Bring Back the Staggered Board?

Here’s the intro from this blog by Cleary’s Neil Whoriskey (see John’s latest blog for more on the staggered board debate):

Beyond the cacophonous din of voices calling for companies to serve a “social purpose,” adopt a variety of governance proposals, achieve quarterly performance targets, and listen to (and indeed even “think like”) activists, there is now, most promisingly, a call from genuine long-term shareholders for public companies to articulate and pursue a long-term strategy.
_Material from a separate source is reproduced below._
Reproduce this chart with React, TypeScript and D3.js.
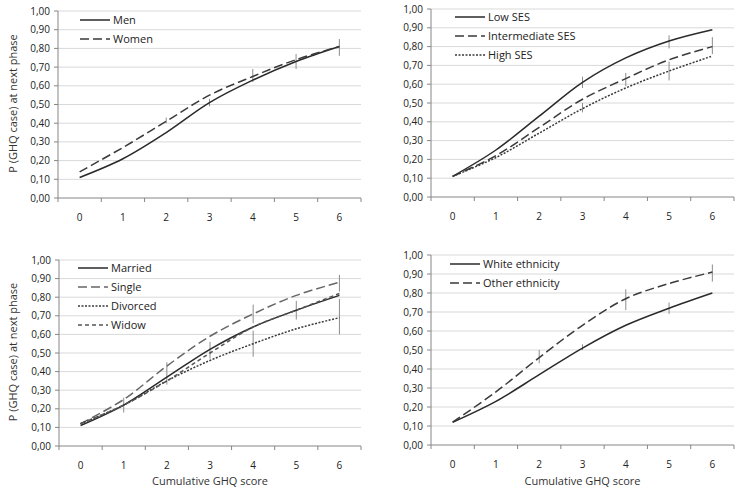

This latest shareholder demand directly supports the achievement of traditional corporate purposes, and seems, more than any other shareholder demand of the last decade, the most likely to increase shareholder value. Yet in current circumstances, where all corporate defenses have been stripped in the name of “good governance,” boards and management have been given zero space in which to formulate and implement a long-term strategy. Indeed, the very fact that shareholders must demand corporations focus on long-term strategy demonstrates just how effectively the governance movement has been co-opted by market forces to serve the interests of short-term activists and traders to the detriment of long-term investors.

It is time for long-term investors to recognize that aspects of the good governance movement have in fact come at significant cost to their own investors, to be perhaps a bit more wary of partnerships with activists, and to actively create the conditions that will allow boards and management to focus on the long-term. Exhortations are not enough. The first step should be to bring back staggered boards.